- _WHAT THE TASK ASKS_:
Copy the lines of the data below exactly, starting at the first and stopping after the line that contains "(0,0) rectangle (409,550);"; include no pictures.

════

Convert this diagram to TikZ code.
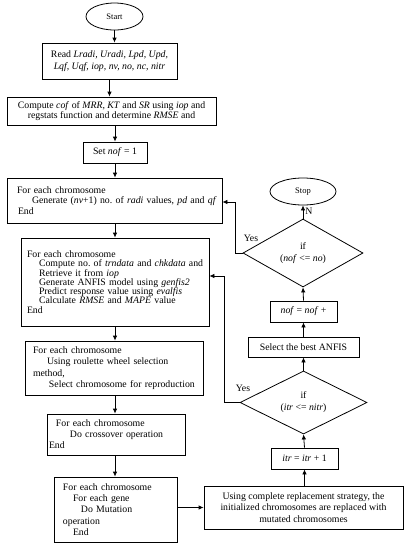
\documentclass[tikz,border=0pt]{standalone}
\usepackage{fontspec}
\setmainfont{Liberation Serif}
\frenchspacing
\usetikzlibrary{shapes.geometric,arrows.meta,calc}
\begin{document}
\begin{tikzpicture}[x=1pt,y=-1pt,
  every node/.style={font=\fontsize{9.8pt}{11pt}\selectfont},
  box/.style={draw, line width=0.8pt, inner sep=0pt, align=center},
  lbox/.style={draw, line width=0.8pt, inner xsep=0pt, inner ysep=0pt, align=left},
  term/.style={draw, ellipse, line width=0.8pt, inner sep=0pt, font=\fontsize{8.5pt}{10pt}\selectfont},
  dec/.style={draw, diamond, aspect=2, line width=0.8pt, inner sep=0pt, align=center, font=\fontsize{9.8pt}{12pt}\selectfont},
  arr/.style={line width=0.8pt, -{Latex[length=5pt,width=4.5pt]}},
  lab/.style={inner sep=0pt}
]
\useasboundingbox (0,0) rectangle (409,550);

\node[term, minimum width=57pt, minimum height=27pt] (start) at (114.5,16.5) {Start};
\node[box, minimum width=135pt, minimum height=36pt, font=\fontsize{9.8pt}{11.7pt}\selectfont] (read) at (109.5,61)
  {Read \textit{Lradi, Uradi, Lpd, Upd,}\\\textit{Lqf, Uqf, iop, nv, no, nc, nitr}};
\node[box, minimum width=209pt, minimum height=28pt, font=\fontsize{9.8pt}{10pt}\selectfont] (comp) at (111.5,111)
  {Compute \textit{cof} of \textit{MRR, KT} and \textit{SR} using \textit{iop} and\\regstats function and determine \textit{RMSE} and};
\node[box, minimum width=64pt, minimum height=21pt] (setnof) at (115,152.5) {Set \textit{nof} = 1};
\node[lbox, text width=215pt, minimum height=45pt, font=\fontsize{9.8pt}{10.3pt}\selectfont] (gen) at (114.5,200.5)
  {\hspace*{10pt}For each chromosome\\\hspace*{25pt}Generate (\textit{nv}+1) no. of \textit{radi} values, \textit{pd} and \textit{qf}\\\hspace*{11pt}End};
\node[lbox, text width=188pt, minimum height=88pt, font=\fontsize{9.8pt}{9.3pt}\selectfont] (eval) at (115,282)
  {\hspace*{6pt}For each chromosome\\
   \hspace*{18pt}Compute no. of \textit{trndata} and \textit{chkdata} and\\
   \hspace*{18pt}Retrieve it from \textit{iop}\\
   \hspace*{18pt}Generate ANFIS model using \textit{genfis2}\\
   \hspace*{18pt}Predict response value using \textit{evalfis}\\
   \hspace*{18pt}Calculate \textit{RMSE} and \textit{MAPE} value\\
   \hspace*{6pt}End};
\node[lbox, text width=178pt, minimum height=54pt, font=\fontsize{9.8pt}{11.3pt}\selectfont] (roul) at (114,368)
  {\hspace*{8pt}For each chromosome\\
   \hspace*{22pt}Using roulette wheel selection\\
   \hspace*{8pt}method,\\
   \hspace*{24pt}Select chromosome for reproduction};
\node[lbox, text width=138pt, minimum height=41pt, font=\fontsize{9.8pt}{11pt}\selectfont] (cross) at (116,434.5)
  {\hspace*{9pt}For each chromosome\\
   \hspace*{23pt}Do crossover operation\\
   \hspace*{2pt}End};
\node[lbox, text width=123pt, minimum height=65pt, font=\fontsize{9.8pt}{11.3pt}\selectfont] (mut) at (115.5,509.5)
  {\hspace*{9pt}For each chromosome\\
   \hspace*{19pt}For each gene\\
   \hspace*{27pt}Do Mutation\\
   \hspace*{9pt}operation\\
   \hspace*{19pt}End};
\node[box, minimum width=199pt, minimum height=43pt, font=\fontsize{9.8pt}{11.3pt}\selectfont] (repl) at (303.5,507.5)
  {Using complete replacement strategy, the\\initialized chromosomes are replaced with\\mutated chromosomes};
\node[box, minimum width=67pt, minimum height=21pt] (itr) at (304.5,458.5) {\textit{itr} = \textit{itr} + 1};
\node[dec, minimum width=127pt, minimum height=63pt] (d2) at (303.5,402.5) {if\\(\textit{itr} <= \textit{nitr})};
\node[box, minimum width=111pt, minimum height=20pt] (best) at (303.5,347) {Select the best ANFIS};
\node[box, minimum width=67pt, minimum height=21pt] (nofinc) at (303.5,311.5) {\textit{nof} = \textit{nof} +};
\node[dec, minimum width=120pt, minimum height=68pt] (d1) at (303,253) {if\\(\textit{nof} <= \textit{no})};
\node[term, minimum width=66pt, minimum height=27pt] (stop) at (303,191.5) {Stop};

\draw[arr] (start.south) -- (start.south |- read.north);
\draw[arr] (read.south) -- (read.south |- comp.north);
\draw[arr] (setnof.north |- comp.south) -- (setnof.north);
\draw[arr] (setnof.south) -- (setnof.south |- gen.north);
\draw[arr] (setnof.south |- gen.south) -- (setnof.south |- eval.north);
\draw[arr] (eval.south) -- (eval.south |- roul.north);
\draw[arr] (eval.south |- roul.south) -- (eval.south |- cross.north);
\draw[arr] (eval.south |- cross.south) -- (eval.south |- mut.north);
\draw[arr] (repl.west -| mut.east) -- (repl.west);
\draw[arr] (itr.south |- repl.north) -- (itr.south);
\draw[arr] (itr.north) -- (d2.south);
\draw[arr] (d2.north) -- (best.south);
\draw[arr] (best.north) -- (nofinc.south);
\draw[arr] (nofinc.north) -- (d1.south);
\draw[arr] (d1.north) -- (stop.south) node[lab, pos=0.55, right=2pt] {N};
\draw[arr] (d1.west) -- ++(-7,0) |- ([yshift=-1.5pt]gen.east);
\draw[arr] (d2.west) -- ++(-15,0) |- ([yshift=6pt]eval.east);
\node[lab] (yes1) at (251,238) {Yes};
\node[lab] (yes2) at (243,388) {Yes};
\end{tikzpicture}
\end{document}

════

- _EXERCISE RESPONSE_:
Convert this diagram to TikZ code.
\documentclass[tikz,border=0pt]{standalone}
\usepackage{fontspec}
\setmainfont{Liberation Serif}
\frenchspacing
\usetikzlibrary{shapes.geometric,arrows.meta,calc}
\begin{document}
\begin{tikzpicture}[x=1pt,y=-1pt,
  every node/.style={font=\fontsize{9.8pt}{11pt}\selectfont},
  box/.style={draw, line width=0.8pt, inner sep=0pt, align=center},
  lbox/.style={draw, line width=0.8pt, inner xsep=0pt, inner ysep=0pt, align=left},
  term/.style={draw, ellipse, line width=0.8pt, inner sep=0pt, font=\fontsize{8.5pt}{10pt}\selectfont},
  dec/.style={draw, diamond, aspect=2, line width=0.8pt, inner sep=0pt, align=center, font=\fontsize{9.8pt}{12pt}\selectfont},
  arr/.style={line width=0.8pt, -{Latex[length=5pt,width=4.5pt]}},
  lab/.style={inner sep=0pt}
]
\useasboundingbox (0,0) rectangle (409,550);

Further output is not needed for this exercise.